__Objective__: Print exactly the lines below between the line containing "Write a Python" and the line containing "import plotly.graph_objects as go", counting both of those lines. Leave pictures out.

__Input data__:

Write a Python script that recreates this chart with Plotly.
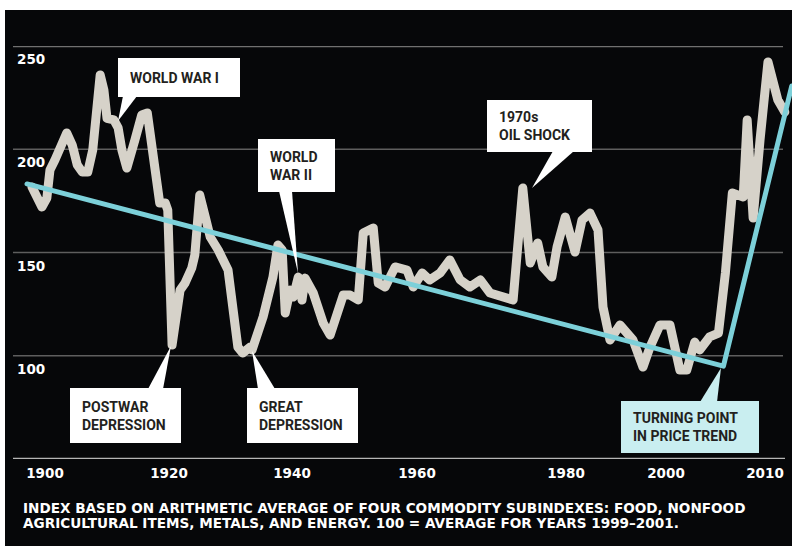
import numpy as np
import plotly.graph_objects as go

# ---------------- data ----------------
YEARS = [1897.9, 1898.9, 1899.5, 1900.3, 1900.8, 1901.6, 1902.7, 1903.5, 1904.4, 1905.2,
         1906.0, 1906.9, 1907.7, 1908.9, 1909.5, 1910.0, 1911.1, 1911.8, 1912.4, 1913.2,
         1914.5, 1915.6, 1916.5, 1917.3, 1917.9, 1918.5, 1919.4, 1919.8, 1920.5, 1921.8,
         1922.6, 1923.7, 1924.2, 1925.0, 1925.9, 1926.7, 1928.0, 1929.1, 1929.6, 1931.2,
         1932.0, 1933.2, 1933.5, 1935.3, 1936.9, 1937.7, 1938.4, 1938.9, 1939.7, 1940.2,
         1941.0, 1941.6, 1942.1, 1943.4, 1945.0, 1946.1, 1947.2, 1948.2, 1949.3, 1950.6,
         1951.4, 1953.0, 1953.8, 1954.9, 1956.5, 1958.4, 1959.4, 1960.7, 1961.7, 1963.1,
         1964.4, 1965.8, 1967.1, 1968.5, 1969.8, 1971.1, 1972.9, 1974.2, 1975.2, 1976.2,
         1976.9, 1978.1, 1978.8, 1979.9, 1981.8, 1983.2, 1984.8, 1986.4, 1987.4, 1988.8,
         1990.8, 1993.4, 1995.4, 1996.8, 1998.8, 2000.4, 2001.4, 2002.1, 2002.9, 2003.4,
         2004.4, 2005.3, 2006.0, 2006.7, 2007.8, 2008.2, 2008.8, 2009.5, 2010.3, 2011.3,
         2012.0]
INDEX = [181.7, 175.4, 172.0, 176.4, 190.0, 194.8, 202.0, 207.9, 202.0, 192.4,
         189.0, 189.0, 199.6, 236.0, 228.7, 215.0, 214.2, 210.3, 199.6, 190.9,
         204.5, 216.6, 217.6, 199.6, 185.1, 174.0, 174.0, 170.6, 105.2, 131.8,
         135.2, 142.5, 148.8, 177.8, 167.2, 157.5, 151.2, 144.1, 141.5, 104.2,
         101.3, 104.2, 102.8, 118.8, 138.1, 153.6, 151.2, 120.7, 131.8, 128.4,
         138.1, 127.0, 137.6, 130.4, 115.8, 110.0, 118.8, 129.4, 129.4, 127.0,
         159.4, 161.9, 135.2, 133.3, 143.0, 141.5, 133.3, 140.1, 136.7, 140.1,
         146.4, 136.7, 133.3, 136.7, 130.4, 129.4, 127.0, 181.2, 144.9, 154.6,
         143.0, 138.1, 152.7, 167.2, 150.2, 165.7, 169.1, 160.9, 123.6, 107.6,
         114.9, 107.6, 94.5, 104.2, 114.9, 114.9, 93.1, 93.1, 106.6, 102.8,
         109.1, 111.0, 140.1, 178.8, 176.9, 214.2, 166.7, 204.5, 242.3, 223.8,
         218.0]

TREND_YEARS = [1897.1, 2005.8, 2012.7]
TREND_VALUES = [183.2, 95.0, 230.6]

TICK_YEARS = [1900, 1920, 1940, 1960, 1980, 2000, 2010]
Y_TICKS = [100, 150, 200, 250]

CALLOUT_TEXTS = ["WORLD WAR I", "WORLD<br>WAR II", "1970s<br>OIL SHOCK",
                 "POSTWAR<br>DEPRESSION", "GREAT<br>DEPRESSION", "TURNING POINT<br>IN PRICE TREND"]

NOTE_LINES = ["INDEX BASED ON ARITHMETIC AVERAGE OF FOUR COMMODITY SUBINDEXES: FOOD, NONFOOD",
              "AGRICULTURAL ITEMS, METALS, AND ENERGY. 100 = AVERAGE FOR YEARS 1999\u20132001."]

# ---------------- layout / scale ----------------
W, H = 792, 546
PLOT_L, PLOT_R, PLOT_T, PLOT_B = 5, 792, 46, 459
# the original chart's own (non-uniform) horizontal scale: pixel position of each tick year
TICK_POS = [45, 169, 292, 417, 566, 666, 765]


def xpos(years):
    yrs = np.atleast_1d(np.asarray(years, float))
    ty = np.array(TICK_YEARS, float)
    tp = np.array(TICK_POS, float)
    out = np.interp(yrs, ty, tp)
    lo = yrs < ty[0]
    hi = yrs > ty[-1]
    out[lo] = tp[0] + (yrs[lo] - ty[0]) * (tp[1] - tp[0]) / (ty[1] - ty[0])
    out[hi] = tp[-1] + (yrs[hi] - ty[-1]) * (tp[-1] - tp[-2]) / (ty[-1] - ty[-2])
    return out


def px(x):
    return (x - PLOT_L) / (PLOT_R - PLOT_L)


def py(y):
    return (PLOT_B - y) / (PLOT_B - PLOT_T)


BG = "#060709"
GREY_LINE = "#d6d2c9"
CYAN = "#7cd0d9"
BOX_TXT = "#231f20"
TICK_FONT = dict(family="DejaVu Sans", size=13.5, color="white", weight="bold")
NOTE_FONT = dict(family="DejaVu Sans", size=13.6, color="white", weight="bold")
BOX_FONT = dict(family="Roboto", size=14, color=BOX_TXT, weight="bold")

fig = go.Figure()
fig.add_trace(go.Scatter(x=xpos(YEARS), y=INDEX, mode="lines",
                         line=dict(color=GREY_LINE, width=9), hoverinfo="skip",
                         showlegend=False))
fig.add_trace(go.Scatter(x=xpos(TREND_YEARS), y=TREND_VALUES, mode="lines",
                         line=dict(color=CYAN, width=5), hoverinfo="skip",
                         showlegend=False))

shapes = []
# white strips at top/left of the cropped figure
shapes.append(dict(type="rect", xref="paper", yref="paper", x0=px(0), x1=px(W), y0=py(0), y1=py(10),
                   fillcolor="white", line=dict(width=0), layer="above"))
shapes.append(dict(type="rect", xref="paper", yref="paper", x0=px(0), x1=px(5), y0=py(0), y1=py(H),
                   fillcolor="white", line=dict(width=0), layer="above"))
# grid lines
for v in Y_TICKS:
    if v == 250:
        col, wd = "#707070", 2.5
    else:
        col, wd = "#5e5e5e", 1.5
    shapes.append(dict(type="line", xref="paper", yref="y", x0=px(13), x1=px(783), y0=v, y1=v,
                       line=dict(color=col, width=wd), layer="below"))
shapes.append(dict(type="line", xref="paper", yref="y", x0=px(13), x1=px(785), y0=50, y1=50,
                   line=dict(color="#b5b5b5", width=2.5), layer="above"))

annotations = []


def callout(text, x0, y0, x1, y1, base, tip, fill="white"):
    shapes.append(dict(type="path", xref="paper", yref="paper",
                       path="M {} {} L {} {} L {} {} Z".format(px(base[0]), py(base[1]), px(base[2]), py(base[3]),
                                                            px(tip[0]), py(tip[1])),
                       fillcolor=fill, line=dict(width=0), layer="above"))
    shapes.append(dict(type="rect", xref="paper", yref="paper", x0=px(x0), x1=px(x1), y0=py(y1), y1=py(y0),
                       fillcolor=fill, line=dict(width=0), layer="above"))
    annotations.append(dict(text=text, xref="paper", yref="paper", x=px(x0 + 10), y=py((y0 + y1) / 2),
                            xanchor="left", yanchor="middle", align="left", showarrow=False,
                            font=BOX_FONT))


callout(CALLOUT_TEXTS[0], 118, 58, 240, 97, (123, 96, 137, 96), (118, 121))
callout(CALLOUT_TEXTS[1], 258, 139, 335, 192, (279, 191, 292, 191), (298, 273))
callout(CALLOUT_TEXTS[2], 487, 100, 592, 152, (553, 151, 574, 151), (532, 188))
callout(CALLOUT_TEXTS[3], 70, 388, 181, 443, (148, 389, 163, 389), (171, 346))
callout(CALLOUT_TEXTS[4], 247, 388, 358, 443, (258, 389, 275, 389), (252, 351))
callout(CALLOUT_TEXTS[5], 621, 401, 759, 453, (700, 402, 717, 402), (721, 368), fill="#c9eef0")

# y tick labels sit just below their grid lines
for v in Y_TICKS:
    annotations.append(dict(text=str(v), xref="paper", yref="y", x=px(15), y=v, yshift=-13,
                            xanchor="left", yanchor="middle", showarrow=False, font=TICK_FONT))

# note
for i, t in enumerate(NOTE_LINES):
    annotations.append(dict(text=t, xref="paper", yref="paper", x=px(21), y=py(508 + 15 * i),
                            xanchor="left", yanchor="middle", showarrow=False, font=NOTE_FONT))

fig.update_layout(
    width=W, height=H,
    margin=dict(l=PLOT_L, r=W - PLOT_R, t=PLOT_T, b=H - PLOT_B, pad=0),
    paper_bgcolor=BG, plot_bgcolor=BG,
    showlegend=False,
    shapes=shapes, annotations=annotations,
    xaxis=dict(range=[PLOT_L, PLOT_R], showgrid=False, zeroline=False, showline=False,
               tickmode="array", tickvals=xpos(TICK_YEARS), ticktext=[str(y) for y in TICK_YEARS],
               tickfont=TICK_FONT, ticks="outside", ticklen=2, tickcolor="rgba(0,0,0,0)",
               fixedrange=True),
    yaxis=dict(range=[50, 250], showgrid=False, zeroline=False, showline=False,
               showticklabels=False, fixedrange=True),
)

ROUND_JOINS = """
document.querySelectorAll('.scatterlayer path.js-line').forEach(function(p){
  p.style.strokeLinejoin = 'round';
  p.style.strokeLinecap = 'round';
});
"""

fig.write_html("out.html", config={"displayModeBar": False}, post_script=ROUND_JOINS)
---
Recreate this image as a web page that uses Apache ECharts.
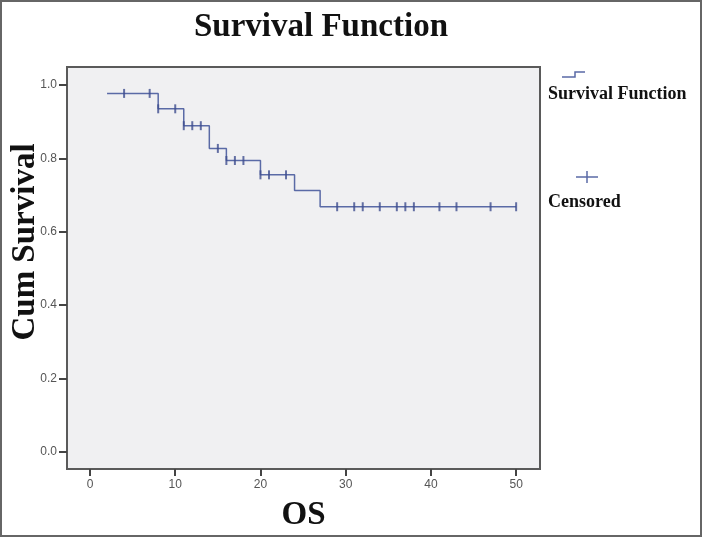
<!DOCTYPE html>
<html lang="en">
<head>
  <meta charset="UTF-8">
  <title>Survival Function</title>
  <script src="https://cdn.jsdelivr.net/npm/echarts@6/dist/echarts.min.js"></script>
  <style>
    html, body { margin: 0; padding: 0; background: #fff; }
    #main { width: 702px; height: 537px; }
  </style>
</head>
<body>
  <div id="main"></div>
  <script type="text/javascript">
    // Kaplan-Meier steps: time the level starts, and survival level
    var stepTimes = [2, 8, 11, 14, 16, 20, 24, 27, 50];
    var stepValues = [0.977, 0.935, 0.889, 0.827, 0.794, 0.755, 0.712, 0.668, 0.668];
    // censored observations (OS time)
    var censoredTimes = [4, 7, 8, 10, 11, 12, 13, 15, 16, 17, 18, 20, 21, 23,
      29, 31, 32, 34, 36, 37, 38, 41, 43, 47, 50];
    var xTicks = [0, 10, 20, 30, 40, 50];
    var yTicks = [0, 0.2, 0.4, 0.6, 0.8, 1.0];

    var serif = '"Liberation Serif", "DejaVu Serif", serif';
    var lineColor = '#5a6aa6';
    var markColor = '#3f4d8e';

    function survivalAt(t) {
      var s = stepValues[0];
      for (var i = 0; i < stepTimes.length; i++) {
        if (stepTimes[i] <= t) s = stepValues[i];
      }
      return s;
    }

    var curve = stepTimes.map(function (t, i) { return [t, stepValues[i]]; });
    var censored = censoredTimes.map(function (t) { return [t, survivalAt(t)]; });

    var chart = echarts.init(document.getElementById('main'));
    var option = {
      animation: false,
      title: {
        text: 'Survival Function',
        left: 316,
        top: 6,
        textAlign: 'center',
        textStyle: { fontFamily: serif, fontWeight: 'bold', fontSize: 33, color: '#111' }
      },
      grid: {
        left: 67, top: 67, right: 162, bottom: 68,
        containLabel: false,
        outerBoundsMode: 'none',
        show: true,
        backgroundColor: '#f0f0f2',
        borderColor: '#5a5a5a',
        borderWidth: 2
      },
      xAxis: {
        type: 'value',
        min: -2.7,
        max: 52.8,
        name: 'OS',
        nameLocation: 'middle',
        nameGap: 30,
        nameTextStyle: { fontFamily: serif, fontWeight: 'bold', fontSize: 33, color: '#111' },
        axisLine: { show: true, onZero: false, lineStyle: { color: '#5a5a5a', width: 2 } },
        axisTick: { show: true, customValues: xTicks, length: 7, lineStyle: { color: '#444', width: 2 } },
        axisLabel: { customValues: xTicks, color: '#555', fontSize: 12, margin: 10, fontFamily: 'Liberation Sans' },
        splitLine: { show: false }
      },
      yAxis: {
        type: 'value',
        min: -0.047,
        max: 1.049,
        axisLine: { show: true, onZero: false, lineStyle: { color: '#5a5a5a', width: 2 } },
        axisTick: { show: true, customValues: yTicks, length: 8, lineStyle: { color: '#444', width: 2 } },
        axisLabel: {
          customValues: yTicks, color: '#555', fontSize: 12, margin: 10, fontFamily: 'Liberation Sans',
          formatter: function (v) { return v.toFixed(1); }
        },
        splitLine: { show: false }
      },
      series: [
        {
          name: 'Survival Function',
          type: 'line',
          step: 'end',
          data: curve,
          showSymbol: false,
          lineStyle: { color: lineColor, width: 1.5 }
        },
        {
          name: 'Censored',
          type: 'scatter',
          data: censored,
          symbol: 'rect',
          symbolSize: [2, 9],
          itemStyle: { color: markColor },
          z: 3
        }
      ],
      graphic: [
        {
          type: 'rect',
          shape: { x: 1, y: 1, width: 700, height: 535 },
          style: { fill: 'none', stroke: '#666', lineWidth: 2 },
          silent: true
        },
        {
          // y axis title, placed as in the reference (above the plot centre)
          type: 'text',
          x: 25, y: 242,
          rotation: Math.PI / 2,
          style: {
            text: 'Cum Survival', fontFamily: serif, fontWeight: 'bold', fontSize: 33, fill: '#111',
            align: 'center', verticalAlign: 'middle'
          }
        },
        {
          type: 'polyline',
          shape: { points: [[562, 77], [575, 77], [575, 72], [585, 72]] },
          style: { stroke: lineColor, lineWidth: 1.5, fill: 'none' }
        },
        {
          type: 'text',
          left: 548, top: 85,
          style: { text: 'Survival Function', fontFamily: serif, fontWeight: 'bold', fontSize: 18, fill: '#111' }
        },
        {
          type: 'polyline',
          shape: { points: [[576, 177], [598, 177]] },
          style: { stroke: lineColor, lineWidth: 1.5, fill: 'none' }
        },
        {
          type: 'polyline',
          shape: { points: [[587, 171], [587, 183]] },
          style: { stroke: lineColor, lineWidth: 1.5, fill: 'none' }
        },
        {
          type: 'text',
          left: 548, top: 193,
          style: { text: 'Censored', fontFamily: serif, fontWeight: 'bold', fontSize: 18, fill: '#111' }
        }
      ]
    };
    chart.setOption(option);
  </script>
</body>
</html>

__Solution for this task__:
Write a Python script that recreates this chart with Plotly.
import numpy as np
import plotly.graph_objects as go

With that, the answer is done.